Ini juga tidak sesuai dengan hakikat Allah yang mahabaik. [3] jika Allah tidak
mau dan tidak dapat melakukannya (- -), berarti Allah itu buruk dan lemah. Hal
ini membuat Dia sama bukanlah Allah. [4] jika Allah mau dan dapat melakukannya
(+ +), menjadi pertanyaan kenapa masih ada penderitaan (Mgr. Adrianus, 117).

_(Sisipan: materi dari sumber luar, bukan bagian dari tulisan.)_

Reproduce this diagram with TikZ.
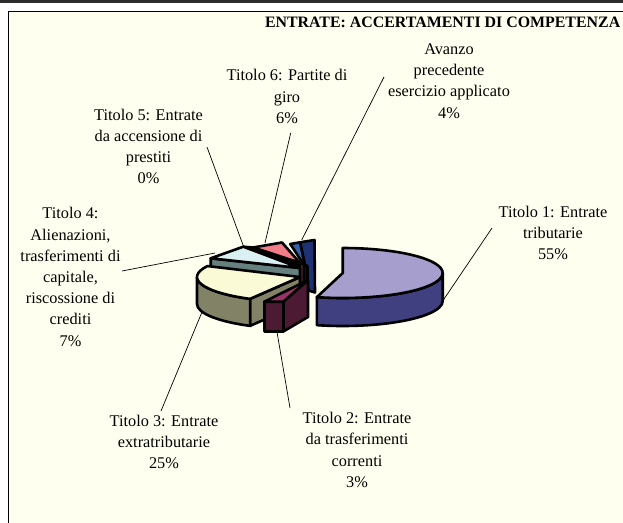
\documentclass[tikz,border=0pt]{standalone}
\usepackage{fontspec}
\setmainfont{Liberation Serif}
\definecolor{bgivory}{RGB}{255,255,240}
\definecolor{topbar}{RGB}{45,45,45}
\definecolor{cAtop}{RGB}{166,158,204}
\definecolor{cAside}{RGB}{64,64,128}
\definecolor{cBtop}{RGB}{153,51,102}
\definecolor{cBside}{RGB}{77,26,51}
\definecolor{cCtop}{RGB}{250,250,214}
\definecolor{cCside}{RGB}{130,130,102}
\definecolor{cDtop}{RGB}{218,240,242}
\definecolor{cDside}{RGB}{102,128,128}
\definecolor{cEside}{RGB}{60,10,60}
\definecolor{cFtop}{RGB}{242,125,135}
\definecolor{cFside}{RGB}{128,60,64}
\definecolor{cGtop}{RGB}{52,96,172}
\definecolor{cGside}{RGB}{30,50,115}
\begin{document}
\begin{tikzpicture}[x=1pt,y=-1pt,line join=round,
  outl/.style={draw=black,line width=2.6pt},
  lead/.style={draw=black,line width=0.7pt},
  lbl/.style={align=center,inner sep=0pt,font=\fontsize{16.3}{21.2}\selectfont},
  ttl/.style={inner sep=0pt,font=\fontsize{15.9}{19}\selectfont\bfseries}]
\useasboundingbox (0,0) rectangle (623,522);
\fill[white] (0,0) rectangle (623,522);
\fill[topbar] (0,0) rectangle (623,2.8);
\draw[line width=1.4pt,fill=bgivory] (8.7,11.7) rectangle (660,560);

% labels
\node[ttl,anchor=east] (title) at (620.5,22) {ENTRATE: ACCERTAMENTI DI COMPETENZA};
\node[lbl] (lav) at (449,81) {Avanzo\\precedente\\esercizio applicato\\4\%};
\node[lbl] (lt6) at (287,96.5) {Titolo 6: Partite di\\giro\\6\%};
\node[lbl] (lt5) at (148.5,146.5) {Titolo 5: Entrate\\da accensione di\\prestiti\\0\%};
\node[lbl] (lt4) at (70.5,277) {Titolo 4:\\Alienazioni,\\trasferimenti di\\capitale,\\riscossione di\\crediti\\7\%};
\node[lbl] (lt1) at (553,233) {Titolo 1: Entrate\\tributarie\\55\%};
\node[lbl] (lt3) at (164,442) {Titolo 3: Entrate\\extratributarie\\25\%};
\node[lbl] (lt2) at (357,450) {Titolo 2: Entrate\\da trasferimenti\\correnti\\3\%};

% leader line end points
\coordinate (av1) at (384,77);   \coordinate (av2) at (301.7,240);
\coordinate (t61) at (290.7,133); \coordinate (t62) at (265,243);
\coordinate (t51) at (207,147);   \coordinate (t52) at (243,245);
\coordinate (t41) at (122,271);   \coordinate (t42) at (215,253);
\coordinate (t11) at (492,228);   \coordinate (t12) at (442,302);
\coordinate (t31) at (161,411);   \coordinate (t32) at (202,312);
\coordinate (t21) at (290,408);   \coordinate (t22) at (277,332);
\draw[lead] (av1) -- (av2);
\draw[lead] (t61) -- (t62);
\draw[lead] (t51) -- (t52);
\draw[lead] (t41) -- (t42);
\draw[lead] (t11) -- (t12);
\draw[lead] (t31) -- (t32);
\draw[lead] (t21) -- (t22);

% Avanzo (blue)
\draw[outl,fill=cGside] (300,242.3) -- (314.5,240) -- (315,292.5) -- (308.5,290.5) -- (305.3,267) -- cycle;
\draw[outl,fill=cGtop] (290.3,244) -- (300,242.3) -- (305.3,267) -- cycle;

% Titolo 6 (red)
\draw[outl,fill=cFtop] (253,247.5) -- (282,242.5) -- (300,263) -- cycle;
% Titolo 5 (0%)
\draw[outl,fill=black] (243,246.7) -- (253,247.5) -- (300,263) -- (298,267) -- cycle;

% middle strips
\draw[outl,fill=cFside] (300,263) -- (304,264.5) -- (304,292) -- (300,292) -- cycle;
\draw[outl,fill=cEside] (304,264.5) -- (307.5,266) -- (307.5,292) -- (304,292) -- cycle;

% Titolo 4 (cyan)
\draw[outl,fill=cDside] (210.7,258.3) -- (300,268) -- (300,295) -- (210.7,285) -- cycle;
\draw[outl,fill=cDtop] (210.7,258.3) -- (243.3,246.7) -- (300,268) -- cycle;

% Titolo 1 (lavender)
\begin{scope}[shift={(342.7,273)}]
  \draw[outl,fill=cAside] (105:100 and 25) arc[start angle=105,end angle=0,x radius=100,y radius=25]
     -- ++(0,28) arc[start angle=0,end angle=105,x radius=100,y radius=25] -- cycle;
  \draw[outl,fill=cAtop] (0,0) -- (-90:100 and 25) arc[start angle=-90,end angle=105,x radius=100,y radius=25] -- cycle;
\end{scope}

% Titolo 3 (yellow)
\begin{scope}[shift={(300,277)}]
  \draw[outl,fill=cCside] (0,0) -- (119:103 and 25) -- ++(0,27) -- (0,27) -- cycle;
  \draw[outl,fill=cCside] (119:103 and 25) arc[start angle=119,end angle=180,x radius=103,y radius=25]
     -- ++(0,27) arc[start angle=180,end angle=119,x radius=103,y radius=25] -- cycle;
  \draw[outl,fill=cCtop] (0,0) -- (119:103 and 25) arc[start angle=119,end angle=206,x radius=103,y radius=25] -- cycle;
\end{scope}

% Titolo 2 (maroon)
\draw[outl,fill=cBside] (283.3,301.7) -- (308,280) -- (308,317) -- (283.3,331.5) -- cycle;
\draw[outl,fill=cBside] (264.3,301.7) -- (283.3,301.7) -- (283.3,331.5) -- (264.3,331.5) -- cycle;
\draw[outl,fill=cBtop] (264.3,301.7) -- (283.3,301.7) -- (308,280) -- cycle;
\end{tikzpicture}
\end{document}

Persoalan ini terus menjadi pertanyaan bagi para filsuf dan juga teolog dari masa ke masa. Dari sini lahirlah apa yang dinamakan “teologi penderitaan”. Teologi ini memberikan beberapa jawaban, yang tentunya belum memuaskan karena masih tekandung kelemahan. Pertama, penderitaan dan kejahatan dibutuhkan agar kebaikan semakin nyata. Di sini terkenal ucapan St. Agustinus, “Malum auget decorem in universe.” Warna gelap dibutuhkan dalam sebuah lukisan agar ia benar-benar tampil indah. Tentulah hal ini wajar. Mana akan muncul keindahan jika hanya ada satu warna saja. Argumen ini berarti penderitaan dan kejahatan itu baik dan dibutuhkan, padahal itu jelas-jelas bertentangan dengan kesadaran moral. Mana ada orang yang benar-benar menghendaki penderitaan atau kejahatan menimpa dirinya (Mgr. Adrianus, 118).